Voor zover in de tenlastelegging taal- en/of schrijffouten voorkomen, zal het hof deze verbeterd lezen. De verdachte wordt daardoor niet in de verdediging geschaad.

Vonnis waarvan beroep

Het vonnis waarvan beroep zal worden vernietigd, omdat het hof komt tot andere beslissingen en overwegingen dan de rechtbank.
Vrijspraak van het in de zaak met parketnummer15-191601-20onder 3 tenlastegelegde
Anders dan waartoe de advocaat-generaal heeft gerekwireerd, zal het hof de verdachte vrijspreken van het onder 3 tenlastegelegde. Het hof gaat er weliswaar van uit dat het (mede) de bedoeling is geweest van de verdachten om het slachtoffer 'af te dreigen' (chanteren met het feit dat hij seks wilde met een minderjarige), maar dat het slachtoffer uiteindelijk zijn pinpas en pincode heeft afgegeven komt (enkel) doordat hij werd mishandeld en bedreigd met een vuurwapen. Aldus is de afdreiging gebleven bij een poging. Nu de pogingsvariant niet is tenlastegelegd zal het hof de verdachte van het onder 3 tenlastegelegde vrijspreken. Overigens merkt het hof op dat dit gelet op het geheel van hetgeen wel bewezen kan worden verklaard, niet van noemenswaardige invloed is op de op te leggen straf.
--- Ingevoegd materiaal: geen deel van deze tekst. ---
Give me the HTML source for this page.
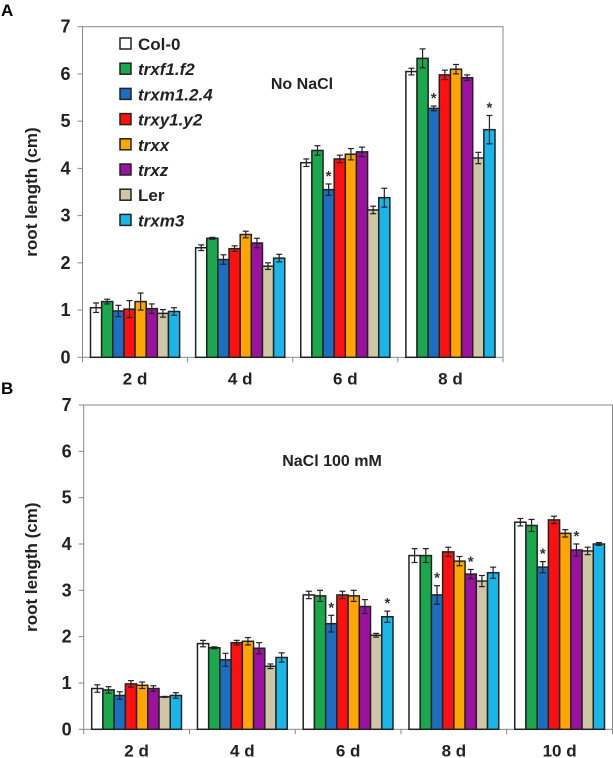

Bewijsoverweging ten aanzien van het in die zaak onder 1 en 2 tenlastegelegde

De raadsvrouw heeft zich ter terechtzitting in hoger beroep op het standpunt gesteld dat niet kan worden bewezen dat de verdachte betrokken is geweest bij de onder 1 en 2 tenlastegelegde diefstal en afpersing. Ter onderbouwing heeft de raadsvrouw aangevoerd, kort gezegd, dat de signalementen, de zendmastgegevens en de tapgesprekken onvoldoende zijn om de verdachte op basis daarvan te veroordelen.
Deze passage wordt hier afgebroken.